Seit der Umsetzung der neuen Richtlinie über allgemeine Produktsicherheit (RLAP) Anfang 2004 stieg die Zahl der Produktrückrufe, die der Kommission gemeldet wurden, um 175%. Im Februar 2004 wurden noch durchschnittlich 4 Produkte pro Woche zurückgezogen, im Februar 2005 waren es im Schnitt schon wöchentlich 11. Die Richtlinie soll Konsumenten vor gefährlichen Waren schützen. Dazu hatte die Kommission die Melde- und Veröffentlichungspflicht verschärft und von allen Firmen in der Absatzkette verbindliche Rückrufe verlangt.
 
Die PwC-Analyse macht deutlich:
  • 2004 meldete Deutschland mit 73 die meisten Rückrufe, gefolgt von Ungarn (46), Spanien (39), Litauen (27) und Finnland (24). 
  • 373 Produkte wurden insgesamt gemeldet, darunter Kosmetika und Spielwaren.
  • Über die Hälfte der Rückrufe (56%) wurden von den Behörden der Mitgliedstaaten verhängt, 44% erfolgten freiwillig.

Gerd Bovensiepen, Partner und Leiter des Bereiches Retail & Consumer bei PwC, erklärt: "Wir gehen davon aus, dass die Anzahl der Produkt-Rückrufe in Deutschland und den anderen EU-Ländern noch weiter steigen wird." Seiner Ansicht nach ist es derzeit noch zu früh, klare Unterschiede im Rückrufverhalten der einzelnen Länder festzumachen.
 
Die Zunahme der Rückrufe könnte dazu führen, dass das Interesse der Unternehmen an Produktrückruf-Versicherungen steigt, eine Sparte, die derzeit noch unterentwickelt ist. "Ein Produkt vom Markt zurückzuziehen kann ein teures Geschäft werden, also sollten Hersteller genau überlegen, welche Deckung sie benötigen", erläutert Gerd Bovensiepen weiter.
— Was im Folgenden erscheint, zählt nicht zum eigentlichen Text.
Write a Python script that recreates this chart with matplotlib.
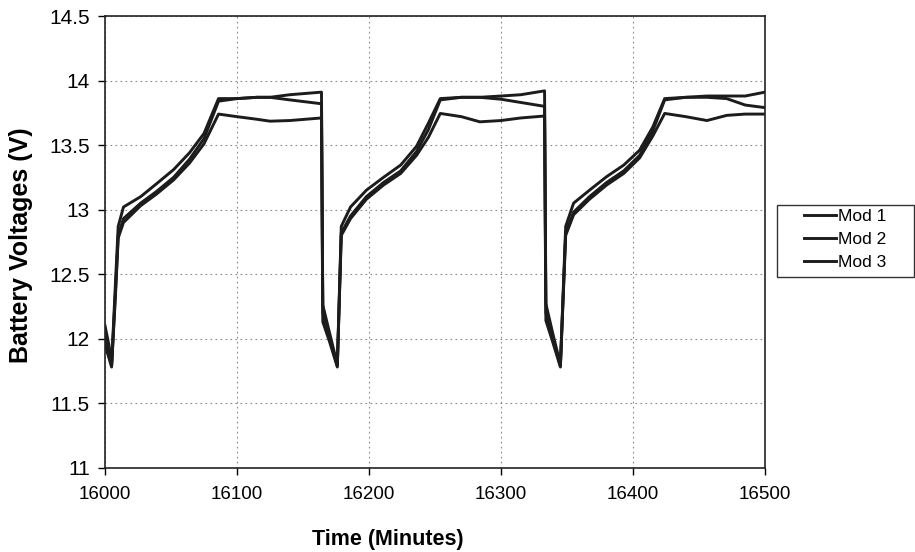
import matplotlib
matplotlib.use("Agg")
import matplotlib.pyplot as plt
from matplotlib.patches import Rectangle

plt.rcParams['font.family'] = ['Liberation Sans', 'DejaVu Sans']

# time in minutes (shared by the three modules)
time_min = [16000, 16003, 16005, 16008, 16010, 16014, 16027, 16039, 16052, 16064, 16075, 16086,
            16100, 16115, 16125, 16140, 16152, 16164,
            16165, 16170, 16176, 16179, 16186, 16198, 16211, 16224, 16236, 16245, 16254,
            16270, 16284, 16300, 16315, 16333,
            16334, 16339, 16345, 16349, 16355, 16367, 16380, 16393, 16405, 16415, 16424,
            16440, 16456, 16471, 16485, 16500]

mod1 = [12.10, 11.95, 11.80, 12.45, 12.87, 13.02, 13.10, 13.20, 13.31, 13.44, 13.59, 13.86,
        13.86, 13.87, 13.87, 13.89, 13.90, 13.91,
        12.26, 12.05, 11.80, 12.87, 13.02, 13.15, 13.25, 13.345, 13.49, 13.67, 13.86,
        13.87, 13.87, 13.88, 13.89, 13.92,
        12.27, 12.05, 11.80, 12.87, 13.05, 13.15, 13.255, 13.345, 13.46, 13.64, 13.86,
        13.87, 13.88, 13.88, 13.88, 13.91]

mod2 = [12.02, 11.88, 11.79, 12.38, 12.80, 12.93, 13.05, 13.14, 13.25, 13.39, 13.55, 13.84,
        13.86, 13.87, 13.87, 13.85, 13.835, 13.82,
        12.20, 12.00, 11.79, 12.82, 12.95, 13.10, 13.21, 13.30, 13.45, 13.62, 13.85,
        13.87, 13.87, 13.855, 13.83, 13.80,
        12.20, 12.00, 11.79, 12.82, 12.98, 13.10, 13.21, 13.30, 13.42, 13.61, 13.85,
        13.87, 13.87, 13.86, 13.81, 13.79]

mod3 = [11.95, 11.85, 11.78, 12.35, 12.78, 12.90, 13.03, 13.12, 13.23, 13.36, 13.51, 13.74,
        13.72, 13.70, 13.685, 13.69, 13.70, 13.71,
        12.13, 11.98, 11.78, 12.80, 12.93, 13.08, 13.19, 13.28, 13.42, 13.56, 13.745,
        13.72, 13.68, 13.69, 13.71, 13.725,
        12.14, 11.98, 11.78, 12.80, 12.96, 13.08, 13.19, 13.28, 13.40, 13.57, 13.745,
        13.72, 13.69, 13.73, 13.74, 13.74]

labels = ["Mod 1", "Mod 2", "Mod 3"]
x_ticks = [16000, 16100, 16200, 16300, 16400, 16500]
y_ticks = [11, 11.5, 12, 12.5, 13, 13.5, 14, 14.5]

W, H = 915, 552
fig = plt.figure(figsize=(W / 100, H / 100), dpi=100)
ax = fig.add_axes([105 / W, 1 - 467.7 / H, 660 / W, 451.7 / H])

for series, lab in zip([mod1, mod2, mod3], labels):
    ax.plot(time_min, series, color='#1c1c1c', lw=2.1, label=lab)

ax.set_xlim(16000, 16500)
ax.set_ylim(11, 14.5)
ax.set_xticks(x_ticks)
ax.set_yticks(y_ticks)
ax.set_yticklabels([f"{v:g}" for v in y_ticks])
ax.grid(True, linestyle=(0, (1.5, 3)), color='#8a8a8a', lw=0.8)
ax.tick_params(direction='out', length=5, width=1, pad=6)
ax.tick_params(axis='x', labelsize=13.5, pad=8)
ax.tick_params(axis='y', labelsize=15)
for s in ax.spines.values():
    s.set_linewidth(1.2)
    s.set_color('#222222')

ax.set_xlabel("Time (Minutes)", fontsize=15.5, fontweight='bold')
ax.xaxis.set_label_coords((387.5 - 105) / 660, (467.7 - 529) / 451.7)
ax.set_ylabel("Battery Voltages (V)", fontsize=18, fontweight='bold')
ax.yaxis.set_label_coords((33 - 105) / 660, (467.7 - 245) / 451.7)

# legend box (drawn by hand so the padding matches)
fig.patches.append(Rectangle((777 / W, 1 - 277 / H), 137 / W, 72 / H,
                             transform=fig.transFigure, fill=False,
                             edgecolor='#333333', lw=1.0))
ax.legend(loc='center left', bbox_to_anchor=(795 / W, 1 - 239.5 / H),
          bbox_transform=fig.transFigure, fontsize=12.5, frameon=False,
          handlelength=1.85, handletextpad=0.1, labelspacing=0.45, borderpad=0.0)

plt.savefig("out.png", dpi=100)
Neben ausbleibenden Profiten drohen Kosten für die Information der Konsumenten, Erforschung der Schwachpunkte, Vernichtung der schadhaften Ware und das Marketing für die Wiederherstellung des beschädigten Markenimages. Im ungünstigsten Fall drohen den Firmen, die Produkte nicht zurückrufen, Geldbußen und Gefängnisstrafen.